Most organizations can’t spare their technical talent to the CFO’s office, and so as the three co-founders left Palantir to other pastures as heads of finance — Moallemi to edtech startup Piazza, Campbell to litigation management startup Everlaw and Garafalo to blockchain startup Axoni — they continued to percolate on how finance could be improved. They came together to do for all companies what they saw at Palantir: build a great software foundation for the CFO’s office. “Probably the biggest advancements to the office of the CFO over the last 10 years has been moving from kind of desktop-based Excel to cloud-based Google Sheets,” Moallemi said.

So what is Mosaic trying to do to rebuild the CFO software stack? It wants to build a platform that is a gateway to connecting the entire company to discuss finance in a more collaborative fashion. So while Mosaic focuses on reporting and planning, the mainstays of the finance office, it wants to open those dashboards and forecasts wider into the company so more people can have insight into what’s going on and also give feedback to the CFO.

Screenshot of Mosaic’s planning function. Photo via Mosaic.

There are a handful of companies like publicly-traded Anaplan that have entered this space in the last decade. Moallemi says incumbents have a couple of key challenges that Mosaic hopes to overcome. First is onboarding, which can take months for some of these companies as consultants integrate the software into a company’s workflow. Second is that these tools often require dedicated, full-time staff to stay operational. Third is that these tools are basically non-visible to anyone outside the CFO office. Mosaic wants to be ready to integrate immediately, widely distributed within orgs, and require minimal upkeep to be useful.

“Everyone wants to be strategic, but it’s so tough to do because 80% of your time is pulling data from these disparate systems, cleaning it, mapping it, updating your Excel files, and maybe 20% of [your time] is actually taking a step back and understanding what the data is telling you,” Moallemi said.

That’s perhaps why it’s target customers are Series B and C-funded companies, who no doubt have much of their data already located in easily-accessible databases. The company started with smaller companies and Moallemi said “We’ve been slowly inching our way up there over the last 12 months or so working with larger, more complex customers.” The company has grown to 30 employees and has revenues in the seven figures (without a sales org according to Moallemi), although the startup didn’t want to be more specific than that.

With all that growth and excitement, the company is attracting investor attention.
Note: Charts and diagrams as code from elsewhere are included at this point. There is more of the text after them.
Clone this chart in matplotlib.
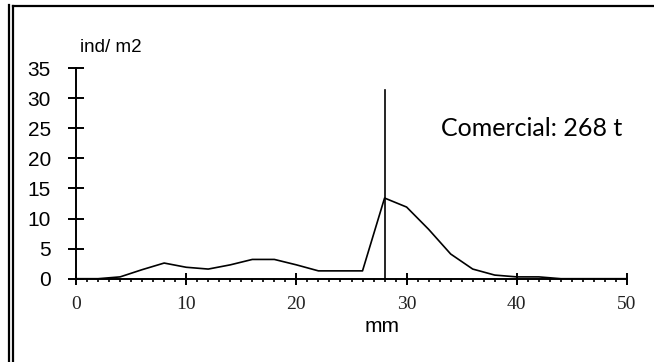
import matplotlib.pyplot as plt
from matplotlib.lines import Line2D
from matplotlib.ticker import MultipleLocator

# size classes (mm) and density (ind/m2)
talla = [0, 2, 4, 6, 8, 10, 12, 14, 16, 18, 20, 22, 24, 26, 28,
         30, 32, 34, 36, 38, 40, 42, 44, 46, 48, 50]
densidad = [0, 0, 0.3, 1.5, 2.6, 1.9, 1.6, 2.3, 3.2, 3.2, 2.3, 1.3, 1.3, 1.3, 13.4,
            11.9, 8.2, 4.1, 1.6, 0.6, 0.3, 0.3, 0, 0, 0, 0]
talla_comercial = 28
alto_linea = 31.3
etiqueta = "Comercial: 268 t"

W, H = 654, 362
fig = plt.figure(figsize=(W / 100, H / 100), dpi=100)
ax = fig.add_axes([76 / W, (H - 278.7) / H, (627 - 76) / W, (278.7 - 68) / H])

ax.plot(talla, densidad, color="black", lw=1.2)
ax.plot([talla_comercial, talla_comercial], [0, alto_linea], color="black", lw=1.2)

ax.set_xlim(0, 50)
ax.set_ylim(0, 35)
for s in ["top", "right"]:
    ax.spines[s].set_visible(False)
for s in ["left", "bottom"]:
    ax.spines[s].set_linewidth(1.4)
    ax.spines[s].set_clip_on(False)

ax.xaxis.set_major_locator(MultipleLocator(10))
ax.xaxis.set_minor_locator(MultipleLocator(1))
ax.yaxis.set_major_locator(MultipleLocator(5))
ax.tick_params(axis="y", direction="inout", length=11, width=1.4, pad=12.5,
               labelsize=15)
ax.tick_params(axis="x", which="major", direction="inout", length=9, width=1.4,
               pad=8, labelsize=14)
ax.tick_params(axis="x", which="minor", direction="out", length=2.5, width=1.2)
for lab in ax.get_yticklabels():
    lab.set_family("Liberation Sans")
for lab in ax.get_xticklabels():
    lab.set_family("Liberation Serif")
    lab.set_color("#222222")

fig.text(80 / W, 1 - 48 / H, "ind/ m2", family="Liberation Sans", fontsize=13.5,
         va="center", ha="left")
fig.text(382 / W, 1 - 327 / H, "mm", family="Liberation Sans", fontsize=15,
         va="center", ha="center")
ax.text(0.663, 0.715, etiqueta, transform=ax.transAxes, family="Lato",
        fontsize=18, va="center", ha="left")

# frame around the chart
def fline(xs, ys, lw=1.6):
    fig.add_artist(Line2D([x / W for x in xs], [1 - y / H for y in ys],
                          color="black", lw=lw, transform=fig.transFigure))

fline([8.5, 8.5], [5, H + 2])
fline([12.5, 12.5], [6, H + 2])
fline([12.5, W + 2], [6, 6])

fig.savefig("out.png", dpi=100)
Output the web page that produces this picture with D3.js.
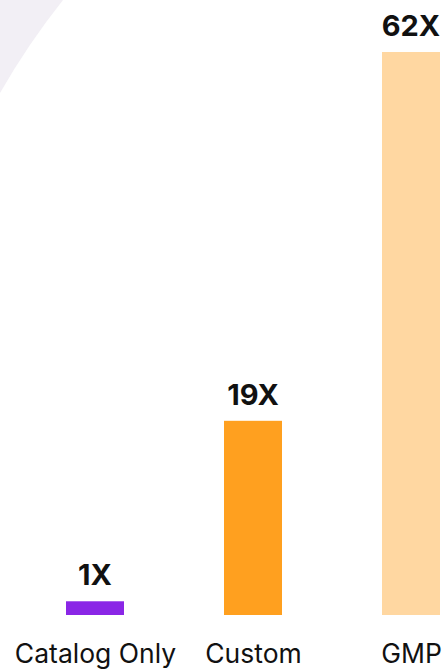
<!DOCTYPE html>
<html>
<head>
<meta charset="utf-8">
<script src="https://cdn.jsdelivr.net/npm/d3@7"></script>
<style>
  html, body { margin: 0; padding: 0; background: #ffffff; }
  svg { display: block; }
</style>
</head>
<body>
<svg id="chart" width="444" height="669"></svg>
<script>
// Data
const categories = ["Catalog Only", "Custom", "GMP"];
const multipliers = [1, 19, 62];
const valueLabels = ["1X", "19X", "62X"];
const barColors = ["#8a26e6", "#ffa01f", "#ffd7a1"];

const W = 444, H = 669;
const svg = d3.select("#chart");

// Soft decorative wedge in the top-left corner
svg.append("path")
  .attr("d", "M0,0 L63,0 Q28,44 0,93 Z")
  .attr("fill", "#f2eff5");

const baseline = 615;
const barWidth = 58;

const x = d3.scalePoint()
  .domain(categories)
  .range([95, 411]);

const y = d3.scalePow()
  .exponent(0.9)
  .domain([0, d3.max(multipliers)])
  .range([baseline, 52]);

const rows = categories.map((c, i) => ({
  cat: c, value: multipliers[i], label: valueLabels[i], color: barColors[i]
}));

const g = svg.append("g");

g.selectAll("rect.bar")
  .data(rows)
  .join("rect")
  .attr("class", "bar")
  .attr("x", d => x(d.cat) - barWidth / 2)
  .attr("y", d => y(d.value))
  .attr("width", barWidth)
  .attr("height", d => baseline - y(d.value))
  .attr("fill", d => d.color);

g.selectAll("text.value")
  .data(rows)
  .join("text")
  .attr("class", "value")
  .attr("x", d => x(d.cat))
  .attr("y", d => y(d.value) - 16)
  .attr("text-anchor", "middle")
  .attr("font-family", "Inter, 'Noto Sans', sans-serif")
  .attr("font-weight", 700)
  .attr("font-size", 29)
  .attr("fill", "#111111")
  .text(d => d.label);

// Category axis labels
const axis = d3.axisBottom(x).tickSize(0).tickPadding(0);
const axisG = svg.append("g")
  .attr("transform", "translate(0,663)")
  .call(axis);
axisG.select(".domain").remove();
axisG.selectAll("text")
  .attr("dy", 0)
  .attr("y", 0)
  .attr("font-family", "Inter, 'Noto Sans', sans-serif")
  .attr("font-size", 26.5)
  .attr("fill", "#111111");
</script>
</body>
</html>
Today, the company announced that it raised $18.5 million of Series A financing led by Trevor Oelschig of General Catalyst, who has led other enterprise SaaS deals into startups like Fivetran, Contentful, and Loom. That round closed at the end of last year.

Mosaic previously raised a $2.5 million seed investment led by Ross Fubini of XYZ Ventures in mid-2019, who was formerly an investor at Village Global. Fubini said by email that he was intrigued by the company because the founders had a “shared pain” at Palantir over the state of software for CFOs, and “they had all experienced this deep frustration with the tools they needed to do their jobs.”

Other investors in the Series A included Felicis Ventures, plus XYZ and Village Global.

Along with the financing, the company also announced the creation of an advisory board that includes the current or former CFOs from nine tech companies, including Palantir, Dropbox, and Shopify.

Many functions of business have had a complete transformation in software. Now, Mosaic hopes, it’s the CFO’s time.